MICHELE KELEMEN, BYLINE: U.N. Secretary-General Ban Ki-moon says investigators have been gathering information on alleged chemical weapons attacks in Syria. But the Syrian government has yet to allow the U.N. team to enter the country.

BAN KI-MOON: This is a crucial moment in our efforts to get the team on the ground to carry out its important task.

KELEMEN: While Ban was meeting in New York with the head of his inspection team, a top U.N. aid official was at a conference near Washington, D.C. with a dire warning about chemical weapon stockpiles in Syria. Here's the U.N.'s High Commissioner for Refugees, Antonio Guterres.

ANTONIO GUTERRES: Let's be frank. If there is a massive use of chemical weapons in the country, we are not prepared to face it and to be able to deliver humanitarian aid in that kind of environment.

KELEMEN: Guterres says aid groups have already had trouble reaching people in need in Syria, having to negotiate with the Syrian government and with various rebel groups for each aid shipment crossing the frontlines. And he says it doesn't help that the U.N. Security Council has been paralyzed on Syria.

GUTERRES: So the conflict is going on and on and on and on. And each day we have 8,000 people crossing the border. And each day, we have more people killed inside Syria. And each day, we have more people that loses access to basic services and we see more and more neighborhoods to be destroyed. And this combination of human suffering, the collapse of a state, and the destruction of a country is obviously something that should have created a stronger sense of urgency.

KELEMEN: Guterres was speaking to InterAction, an alliance of humanitarian groups. Its president, Samuel Worthington, says up to now, the international community has been too focused on preparing for the day after Bashar al-Assad's rule comes to an end.

SAMUEL WORTHINGTON: There's a sense of, well, we need to wait till the destruction is finished and then somehow we'll come in and pick up the pieces. We can't. The level of human suffering that we're seeing within Syria and within the surrounding countries is both destabilizing politically, but from a humanitarian perspective, had reached a crisis proportion.

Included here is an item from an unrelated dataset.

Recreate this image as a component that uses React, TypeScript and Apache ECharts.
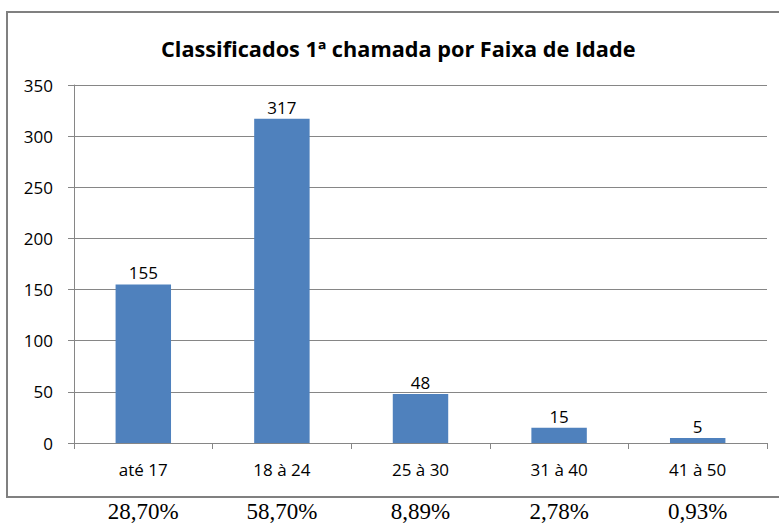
import React, { useEffect, useRef } from "react";
import * as echarts from "echarts";

const categories = ["até 17", "18 à 24", "25 à 30", "31 à 40", "41 à 50"];
const values = [155, 317, 48, 15, 5];
const percentages = ["28,70%", "58,70%", "8,89%", "2,78%", "0,93%"];
const titleText = "Classificados 1ª chamada por Faixa de Idade";

export default function App() {
  const ref = useRef<HTMLDivElement>(null);
  useEffect(() => {
    document.body.style.margin = "0";
    const chart = echarts.init(ref.current!, null, { renderer: "svg" });
    const sans = "'Open Sans', 'Noto Sans', sans-serif";
    chart.setOption({
      animation: false,
      backgroundColor: "#ffffff",
      title: {
        text: titleText,
        left: 156,
        top: 32,
        textStyle: { fontFamily: sans, fontWeight: "bold", fontSize: 21.7, color: "#000" },
      },
      grid: { left: 74, right: 12, top: 85, bottom: 81 },
      xAxis: [
        {
          type: "category",
          data: categories,
          axisLine: { show: true, lineStyle: { color: "#868686", width: 1 } },
          axisTick: { show: true, length: 6, alignWithLabel: false, lineStyle: { color: "#868686" } },
          axisLabel: { fontFamily: sans, fontSize: 17, color: "#000", margin: 18 },
        },
        {
          type: "category",
          data: percentages,
          position: "bottom",
          offset: 45,
          axisLine: { show: false },
          axisTick: { show: false },
          axisLabel: { fontFamily: "'Liberation Serif', 'DejaVu Serif', serif", fontSize: 23, color: "#000", margin: 12 },
        },
      ],
      yAxis: {
        type: "value",
        min: 0,
        max: 350,
        interval: 50,
        axisLine: { show: true, lineStyle: { color: "#868686" } },
        axisTick: { show: true, length: 6, lineStyle: { color: "#868686" } },
        axisLabel: { fontFamily: sans, fontSize: 17, color: "#000", margin: 21 },
        splitLine: { show: true, lineStyle: { color: "#868686", width: 1 } },
      },
      series: [
        {
          type: "bar",
          data: values,
          xAxisIndex: 0,
          barWidth: "40%",
          itemStyle: { color: "#4F81BD" },
          label: {
            show: true,
            position: "top",
            distance: 3,
            fontFamily: sans,
            fontSize: 17,
            color: "#000",
          },
        },
      ],
      graphic: [
        {
          type: "rect",
          shape: { x: 7, y: 12, width: 790, height: 485 },
          style: { fill: "none", stroke: "#808080", lineWidth: 2 },
          silent: true,
          z: 100,
        },
      ],
    });
    return () => chart.dispose();
  }, []);
  return <div ref={ref} style={{ width: 779, height: 524 }} />;
}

KELEMEN: The U.S. has offered $410 million so far in humanitarian aid for Syria and surrounding countries, according to Assistant Secretary of State Anne Richard, who deals with refugee issues.

ANNE RICHARDS: The United States government is the engine driving the international humanitarian response.

KELEMEN: Aid experts say the overall international response is far from what's needed, though. And it's been a challenge delivering supplies in Syrian cities, where advanced weapons are being used.

Michele Kelemen, NPR News, Washington.